[REQUIREMENTS]: Extract all of the data and reproduce it precisely.

[DATA PROVIDED]:
++++++++++

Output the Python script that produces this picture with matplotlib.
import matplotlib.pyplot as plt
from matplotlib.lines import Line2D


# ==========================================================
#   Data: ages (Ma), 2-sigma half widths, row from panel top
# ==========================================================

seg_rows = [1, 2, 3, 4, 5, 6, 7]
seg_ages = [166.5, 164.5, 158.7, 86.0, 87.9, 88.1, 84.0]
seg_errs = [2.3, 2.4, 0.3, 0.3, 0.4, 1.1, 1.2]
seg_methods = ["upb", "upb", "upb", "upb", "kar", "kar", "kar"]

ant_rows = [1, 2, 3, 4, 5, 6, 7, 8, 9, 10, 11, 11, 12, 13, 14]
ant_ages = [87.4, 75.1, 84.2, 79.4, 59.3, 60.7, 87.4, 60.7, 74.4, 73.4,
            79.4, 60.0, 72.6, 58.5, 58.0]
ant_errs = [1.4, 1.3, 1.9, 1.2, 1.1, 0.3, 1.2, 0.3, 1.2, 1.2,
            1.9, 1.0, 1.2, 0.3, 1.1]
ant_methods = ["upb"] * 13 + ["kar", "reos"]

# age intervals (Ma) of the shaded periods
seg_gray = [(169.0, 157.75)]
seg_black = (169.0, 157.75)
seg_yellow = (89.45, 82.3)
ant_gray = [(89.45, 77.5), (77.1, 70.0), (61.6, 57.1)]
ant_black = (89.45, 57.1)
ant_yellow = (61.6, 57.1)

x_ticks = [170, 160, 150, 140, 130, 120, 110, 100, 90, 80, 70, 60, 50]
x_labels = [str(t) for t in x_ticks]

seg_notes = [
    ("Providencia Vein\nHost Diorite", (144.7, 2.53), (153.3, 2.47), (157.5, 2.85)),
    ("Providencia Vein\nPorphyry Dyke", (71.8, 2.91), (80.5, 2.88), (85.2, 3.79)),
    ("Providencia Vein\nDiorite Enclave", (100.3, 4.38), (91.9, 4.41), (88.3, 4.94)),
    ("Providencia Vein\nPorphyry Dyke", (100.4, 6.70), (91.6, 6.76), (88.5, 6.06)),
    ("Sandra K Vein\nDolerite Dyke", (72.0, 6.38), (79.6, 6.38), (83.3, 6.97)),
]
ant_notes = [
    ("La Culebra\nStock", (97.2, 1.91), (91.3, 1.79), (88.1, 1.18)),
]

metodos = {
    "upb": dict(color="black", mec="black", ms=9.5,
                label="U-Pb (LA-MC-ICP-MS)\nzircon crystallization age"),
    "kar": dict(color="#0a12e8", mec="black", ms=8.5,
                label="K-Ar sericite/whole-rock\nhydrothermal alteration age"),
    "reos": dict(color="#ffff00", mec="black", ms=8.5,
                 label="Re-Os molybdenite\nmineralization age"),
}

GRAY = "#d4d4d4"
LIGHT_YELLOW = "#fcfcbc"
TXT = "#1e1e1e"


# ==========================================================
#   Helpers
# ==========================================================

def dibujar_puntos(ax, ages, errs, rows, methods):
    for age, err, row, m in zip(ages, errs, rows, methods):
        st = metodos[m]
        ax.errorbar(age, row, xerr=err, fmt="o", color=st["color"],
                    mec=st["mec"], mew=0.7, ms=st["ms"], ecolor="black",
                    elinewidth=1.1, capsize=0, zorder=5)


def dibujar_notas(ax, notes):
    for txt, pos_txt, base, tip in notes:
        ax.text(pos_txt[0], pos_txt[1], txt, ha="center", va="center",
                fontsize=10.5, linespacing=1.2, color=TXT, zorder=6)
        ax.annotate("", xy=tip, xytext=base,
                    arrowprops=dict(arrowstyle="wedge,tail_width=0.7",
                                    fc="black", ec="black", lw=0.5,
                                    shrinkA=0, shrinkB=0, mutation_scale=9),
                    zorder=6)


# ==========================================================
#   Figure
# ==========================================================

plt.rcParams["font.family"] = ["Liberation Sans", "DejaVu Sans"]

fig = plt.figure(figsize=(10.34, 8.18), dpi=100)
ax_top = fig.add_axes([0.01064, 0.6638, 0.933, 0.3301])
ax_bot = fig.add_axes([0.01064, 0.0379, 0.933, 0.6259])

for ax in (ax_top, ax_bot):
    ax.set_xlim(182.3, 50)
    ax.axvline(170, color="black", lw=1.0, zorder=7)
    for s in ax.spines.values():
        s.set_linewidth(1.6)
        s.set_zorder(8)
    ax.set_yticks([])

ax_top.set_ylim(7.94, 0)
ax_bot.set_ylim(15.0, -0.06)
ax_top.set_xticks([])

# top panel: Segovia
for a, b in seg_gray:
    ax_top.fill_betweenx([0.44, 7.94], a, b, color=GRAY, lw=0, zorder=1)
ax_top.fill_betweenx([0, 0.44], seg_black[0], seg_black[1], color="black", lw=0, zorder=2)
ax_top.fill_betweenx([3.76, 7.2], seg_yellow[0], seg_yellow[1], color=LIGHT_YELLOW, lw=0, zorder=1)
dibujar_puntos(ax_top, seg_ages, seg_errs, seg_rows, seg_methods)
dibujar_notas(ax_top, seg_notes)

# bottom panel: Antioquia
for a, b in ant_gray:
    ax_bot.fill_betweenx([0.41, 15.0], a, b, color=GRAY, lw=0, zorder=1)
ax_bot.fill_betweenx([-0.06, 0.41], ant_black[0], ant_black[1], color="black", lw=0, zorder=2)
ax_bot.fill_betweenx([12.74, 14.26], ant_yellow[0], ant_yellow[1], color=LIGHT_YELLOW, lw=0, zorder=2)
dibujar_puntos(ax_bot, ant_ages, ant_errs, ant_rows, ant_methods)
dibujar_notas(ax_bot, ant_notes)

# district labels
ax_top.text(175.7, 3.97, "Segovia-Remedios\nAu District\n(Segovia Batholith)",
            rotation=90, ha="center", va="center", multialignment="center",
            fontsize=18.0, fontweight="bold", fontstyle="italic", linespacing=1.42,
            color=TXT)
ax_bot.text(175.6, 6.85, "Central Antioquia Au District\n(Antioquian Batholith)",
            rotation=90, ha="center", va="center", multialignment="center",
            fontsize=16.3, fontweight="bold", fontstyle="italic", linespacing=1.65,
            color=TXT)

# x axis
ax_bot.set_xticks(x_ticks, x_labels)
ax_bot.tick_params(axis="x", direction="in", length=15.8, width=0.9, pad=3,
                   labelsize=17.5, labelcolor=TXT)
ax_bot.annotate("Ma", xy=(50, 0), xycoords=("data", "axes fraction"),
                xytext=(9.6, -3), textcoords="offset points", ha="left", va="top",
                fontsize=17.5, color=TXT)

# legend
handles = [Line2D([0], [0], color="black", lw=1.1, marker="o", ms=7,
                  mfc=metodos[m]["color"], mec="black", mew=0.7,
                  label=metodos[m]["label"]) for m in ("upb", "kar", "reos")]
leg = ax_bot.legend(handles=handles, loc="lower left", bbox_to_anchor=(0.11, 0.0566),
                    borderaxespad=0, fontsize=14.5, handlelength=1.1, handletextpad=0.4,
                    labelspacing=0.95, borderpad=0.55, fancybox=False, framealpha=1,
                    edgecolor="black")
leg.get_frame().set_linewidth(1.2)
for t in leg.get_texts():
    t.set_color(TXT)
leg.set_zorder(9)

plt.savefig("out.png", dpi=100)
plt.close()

++++++++++

[CORRECT ANSWER]:
Output the Python script that produces this picture with matplotlib.
import matplotlib.pyplot as plt
from matplotlib.lines import Line2D


# ==========================================================
#   Data: ages (Ma), 2-sigma half widths, row from panel top
# ==========================================================

seg_rows = [1, 2, 3, 4, 5, 6, 7]
seg_ages = [166.5, 164.5, 158.7, 86.0, 87.9, 88.1, 84.0]
seg_errs = [2.3, 2.4, 0.3, 0.3, 0.4, 1.1, 1.2]
seg_methods = ["upb", "upb", "upb", "upb", "kar", "kar", "kar"]

ant_rows = [1, 2, 3, 4, 5, 6, 7, 8, 9, 10, 11, 11, 12, 13, 14]
ant_ages = [87.4, 75.1, 84.2, 79.4, 59.3, 60.7, 87.4, 60.7, 74.4, 73.4,
            79.4, 60.0, 72.6, 58.5, 58.0]
ant_errs = [1.4, 1.3, 1.9, 1.2, 1.1, 0.3, 1.2, 0.3, 1.2, 1.2,
            1.9, 1.0, 1.2, 0.3, 1.1]
ant_methods = ["upb"] * 13 + ["kar", "reos"]

# age intervals (Ma) of the shaded periods
seg_gray = [(169.0, 157.75)]
seg_black = (169.0, 157.75)
seg_yellow = (89.45, 82.3)
ant_gray = [(89.45, 77.5), (77.1, 70.0), (61.6, 57.1)]
ant_black = (89.45, 57.1)
ant_yellow = (61.6, 57.1)

x_ticks = [170, 160, 150, 140, 130, 120, 110, 100, 90, 80, 70, 60, 50]
x_labels = [str(t) for t in x_ticks]

seg_notes = [
    ("Providencia Vein\nHost Diorite", (144.7, 2.53), (153.3, 2.47), (157.5, 2.85)),
    ("Providencia Vein\nPorphyry Dyke", (71.8, 2.91), (80.5, 2.88), (85.2, 3.79)),
    ("Providencia Vein\nDiorite Enclave", (100.3, 4.38), (91.9, 4.41), (88.3, 4.94)),
    ("Providencia Vein\nPorphyry Dyke", (100.4, 6.70), (91.6, 6.76), (88.5, 6.06)),
    ("Sandra K Vein\nDolerite Dyke", (72.0, 6.38), (79.6, 6.38), (83.3, 6.97)),
]
ant_notes = [
    ("La Culebra\nStock", (97.2, 1.91), (91.3, 1.79), (88.1, 1.18)),
]

metodos = {
    "upb": dict(color="black", mec="black", ms=9.5,
                label="U-Pb (LA-MC-ICP-MS)\nzircon crystallization age"),
    "kar": dict(color="#0a12e8", mec="black", ms=8.5,
                label="K-Ar sericite/whole-rock\nhydrothermal alteration age"),
    "reos": dict(color="#ffff00", mec="black", ms=8.5,
                 label="Re-Os molybdenite\nmineralization age"),
}

GRAY = "#d4d4d4"
LIGHT_YELLOW = "#fcfcbc"
TXT = "#1e1e1e"


# ==========================================================
#   Helpers
# ==========================================================

def dibujar_puntos(ax, ages, errs, rows, methods):
    for age, err, row, m in zip(ages, errs, rows, methods):
        st = metodos[m]
        ax.errorbar(age, row, xerr=err, fmt="o", color=st["color"],
                    mec=st["mec"], mew=0.7, ms=st["ms"], ecolor="black",
                    elinewidth=1.1, capsize=0, zorder=5)


def dibujar_notas(ax, notes):
    for txt, pos_txt, base, tip in notes:
        ax.text(pos_txt[0], pos_txt[1], txt, ha="center", va="center",
                fontsize=10.5, linespacing=1.2, color=TXT, zorder=6)
        ax.annotate("", xy=tip, xytext=base,
                    arrowprops=dict(arrowstyle="wedge,tail_width=0.7",
                                    fc="black", ec="black", lw=0.5,
                                    shrinkA=0, shrinkB=0, mutation_scale=9),
                    zorder=6)


# ==========================================================
#   Figure
# ==========================================================

plt.rcParams["font.family"] = ["Liberation Sans", "DejaVu Sans"]

fig = plt.figure(figsize=(10.34, 8.18), dpi=100)
ax_top = fig.add_axes([0.01064, 0.6638, 0.933, 0.3301])
ax_bot = fig.add_axes([0.01064, 0.0379, 0.933, 0.6259])

for ax in (ax_top, ax_bot):
    ax.set_xlim(182.3, 50)
    ax.axvline(170, color="black", lw=1.0, zorder=7)
    for s in ax.spines.values():
        s.set_linewidth(1.6)
        s.set_zorder(8)
    ax.set_yticks([])

ax_top.set_ylim(7.94, 0)
ax_bot.set_ylim(15.0, -0.06)
ax_top.set_xticks([])

# top panel: Segovia
for a, b in seg_gray:
    ax_top.fill_betweenx([0.44, 7.94], a, b, color=GRAY, lw=0, zorder=1)
ax_top.fill_betweenx([0, 0.44], seg_black[0], seg_black[1], color="black", lw=0, zorder=2)
ax_top.fill_betweenx([3.76, 7.2], seg_yellow[0], seg_yellow[1], color=LIGHT_YELLOW, lw=0, zorder=1)
dibujar_puntos(ax_top, seg_ages, seg_errs, seg_rows, seg_methods)
dibujar_notas(ax_top, seg_notes)

# bottom panel: Antioquia
for a, b in ant_gray:
    ax_bot.fill_betweenx([0.41, 15.0], a, b, color=GRAY, lw=0, zorder=1)
ax_bot.fill_betweenx([-0.06, 0.41], ant_black[0], ant_black[1], color="black", lw=0, zorder=2)
ax_bot.fill_betweenx([12.74, 14.26], ant_yellow[0], ant_yellow[1], color=LIGHT_YELLOW, lw=0, zorder=2)
dibujar_puntos(ax_bot, ant_ages, ant_errs, ant_rows, ant_methods)
dibujar_notas(ax_bot, ant_notes)

# district labels
ax_top.text(175.7, 3.97, "Segovia-Remedios\nAu District\n(Segovia Batholith)",
            rotation=90, ha="center", va="center", multialignment="center",
            fontsize=18.0, fontweight="bold", fontstyle="italic", linespacing=1.42,
            color=TXT)
ax_bot.text(175.6, 6.85, "Central Antioquia Au District\n(Antioquian Batholith)",
            rotation=90, ha="center", va="center", multialignment="center",
            fontsize=16.3, fontweight="bold", fontstyle="italic", linespacing=1.65,
            color=TXT)

# x axis
ax_bot.set_xticks(x_ticks, x_labels)
ax_bot.tick_params(axis="x", direction="in", length=15.8, width=0.9, pad=3,
                   labelsize=17.5, labelcolor=TXT)
ax_bot.annotate("Ma", xy=(50, 0), xycoords=("data", "axes fraction"),
                xytext=(9.6, -3), textcoords="offset points", ha="left", va="top",
                fontsize=17.5, color=TXT)

# legend
handles = [Line2D([0], [0], color="black", lw=1.1, marker="o", ms=7,
                  mfc=metodos[m]["color"], mec="black", mew=0.7,
                  label=metodos[m]["label"]) for m in ("upb", "kar", "reos")]
leg = ax_bot.legend(handles=handles, loc="lower left", bbox_to_anchor=(0.11, 0.0566),
                    borderaxespad=0, fontsize=14.5, handlelength=1.1, handletextpad=0.4,
                    labelspacing=0.95, borderpad=0.55, fancybox=False, framealpha=1,
                    edgecolor="black")
leg.get_frame().set_linewidth(1.2)
for t in leg.get_texts():
    t.set_color(TXT)
leg.set_zorder(9)

plt.savefig("out.png", dpi=100)
plt.close()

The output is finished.